Using testimonials in the right contexts

These results make it clear that ad formatting can make the difference in the success of a Facebook campaign. But even with the clear win for visually inclined ads, you shouldn’t assume that this is a rigid rule that applies to all digital ads.

Additionally, it’s important to pay attention to the scope of the experiment. We tested one particular set of ads, which doesn’t mean that all customer testimonials are totally ineffective. It indicates that the busy, colorful graphics and the prominent free trial CTA registered more with viewers. The ad with the customer testimonial didn’t have these.

Our neurology gravitates towards visual stimulation.

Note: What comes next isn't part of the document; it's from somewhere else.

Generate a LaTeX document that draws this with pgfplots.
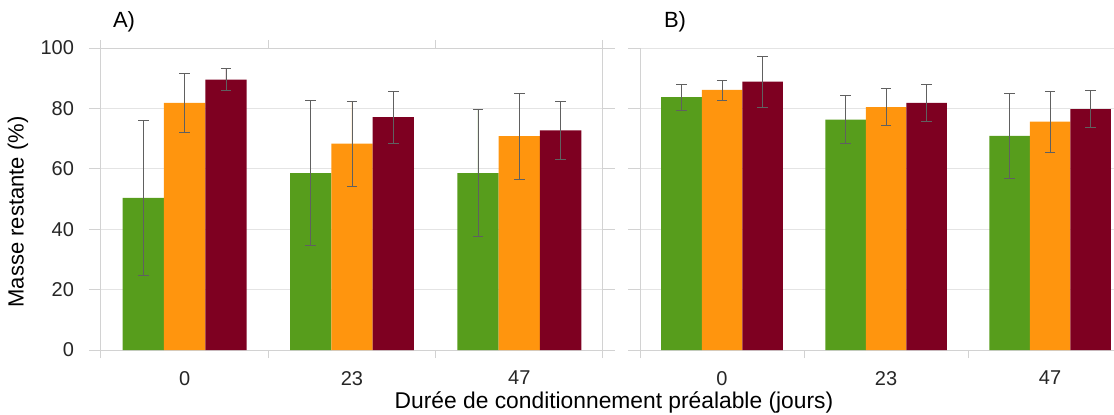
\documentclass[border=0pt]{standalone}
\usepackage{pgfplots}
\pgfplotsset{compat=1.18}
\usepackage{fontspec}
\setmainfont{Liberation Sans}
\definecolor{cgreen}{HTML}{579D1C}
\definecolor{corange}{HTML}{FF950E}
\definecolor{cred}{HTML}{7E0021}
\definecolor{gridc}{HTML}{E4E4E4}
\definecolor{axc}{HTML}{D2D2D2}
\definecolor{errc}{HTML}{606060}

\pgfplotsset{
  panel/.style={
    scale only axis,
    height=151pt,
    ymin=0, ymax=100, ytick={0,20,...,100},
    xmin=-0.5,
    xtick={0,1,2}, xticklabels={0,23,47},
    minor xtick={-0.5,0.5,1.5,2.5},
    major x tick style={draw=none},
    minor x tick style={axc, line width=0.5pt},
    minor tick length=4pt,
    major tick length=6pt,
    y tick style={axc, line width=0.5pt},
    tick align=outside,
    ymajorgrids,
    major grid style={gridc, line width=0.5pt},
    axis line style={axc, line width=0.5pt},
    tick label style={font=\fontsize{10}{12}\selectfont, text=black!85},
    /pgf/number format/assume math mode=true,
    xticklabel style={yshift=-1pt},
    yticklabel style={xshift=-4pt},
    clip=false,
  },
  barA/.style={ybar, bar width=0.247, bar shift=0pt, draw=none,
    error bars/.cd, y dir=both, y explicit,
    error bar style={draw=errc, line width=0.35pt},
    error mark options={rotate=90, mark size=2.6pt, draw=errc, line width=0.35pt}},
}

\begin{document}
\begin{tikzpicture}
\useasboundingbox (0,0) rectangle (557pt,207pt);

% Panel A
\begin{axis}[panel, width=251pt, xmax=2.5, at={(50.5pt,32pt)}, anchor=south west]
\addplot[fill=cgreen, barA] coordinates {
  (-0.247,50.4) +- (0,25.6)
  (0.753,58.6) +- (0,24.0)
  (1.753,58.6) +- (0,21.0)
};
\addplot[fill=corange, barA] coordinates {
  (0,81.8) +- (0,9.8)
  (1,68.3) +- (0,14.0)
  (2,70.8) +- (0,14.2)
};
\addplot[fill=cred, barA] coordinates {
  (0.247,89.5) +- (0,3.6)
  (1.247,77.1) +- (0,8.6)
  (2.247,72.7) +- (0,9.5)
};
\end{axis}

% Panel B
\begin{axis}[panel, width=237pt, xmax=2.39, at={(320pt,32pt)}, anchor=south west,
  yticklabels={},
  axis x line*=bottom, axis y line*=left,
  x axis line style={-}, y axis line style={-},
  every non boxed x axis/.append style={x axis line style={-}},
  every non boxed y axis/.append style={y axis line style={-}},
  tick align=outside, xtick align=outside, ytick align=outside]
\addplot[fill=cgreen, barA] coordinates {
  (-0.247,83.7) +- (0,4.2)
  (0.753,76.3) +- (0,8.0)
  (1.753,70.9) +- (0,14.2)
};
\addplot[fill=corange, barA] coordinates {
  (0,86.1) +- (0,3.3)
  (1,80.4) +- (0,6.1)
  (2,75.6) +- (0,10.0)
};
\addplot[fill=cred, barA] coordinates {
  (0.247,88.9) +- (0,8.4)
  (1.247,81.8) +- (0,6.0)
  (2.247,79.8) +- (0,6.2)
};
\end{axis}

\node[font=\fontsize{11}{13}\selectfont] at (62pt,196pt) {A)};
\node[font=\fontsize{11}{13}\selectfont] at (337.5pt,196pt) {B)};
\node[rotate=90, font=\fontsize{11}{13}\selectfont] at (9pt,101pt) {Masse restante (\%)};
\node[anchor=base, font=\fontsize{11.4}{13}\selectfont] at (307pt,2.8pt) {Durée de conditionnement préalable (jours)};
\end{tikzpicture}
\end{document}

In 10 Scientific Reasons People Are Wired To Respond To Your Visual Marketing, we point out that images are processed at almost half the rate of text. It takes only 150ms to process an image, and another 100ms for our brains to assign meaning to it.

Pro Tip: If you want your Facebook ad to appeal to viewers in a near-instant, the safest bet is to use visual imagery to boldly make your brand’s case.

Building trust should be a core messaging strategy for your brand, and there are plenty of opportunities to let your audience know about the great customer experiences folks have had with your product. But there’s a time and place for everything.

Customer testimonials can be more useful at later stages of the conversion funnel since you want to foster active engagement. By prioritizing the use of visually interesting ads early in the funnel, you’ll be able to engage with a wider audience and get them to engage with your product on their own terms.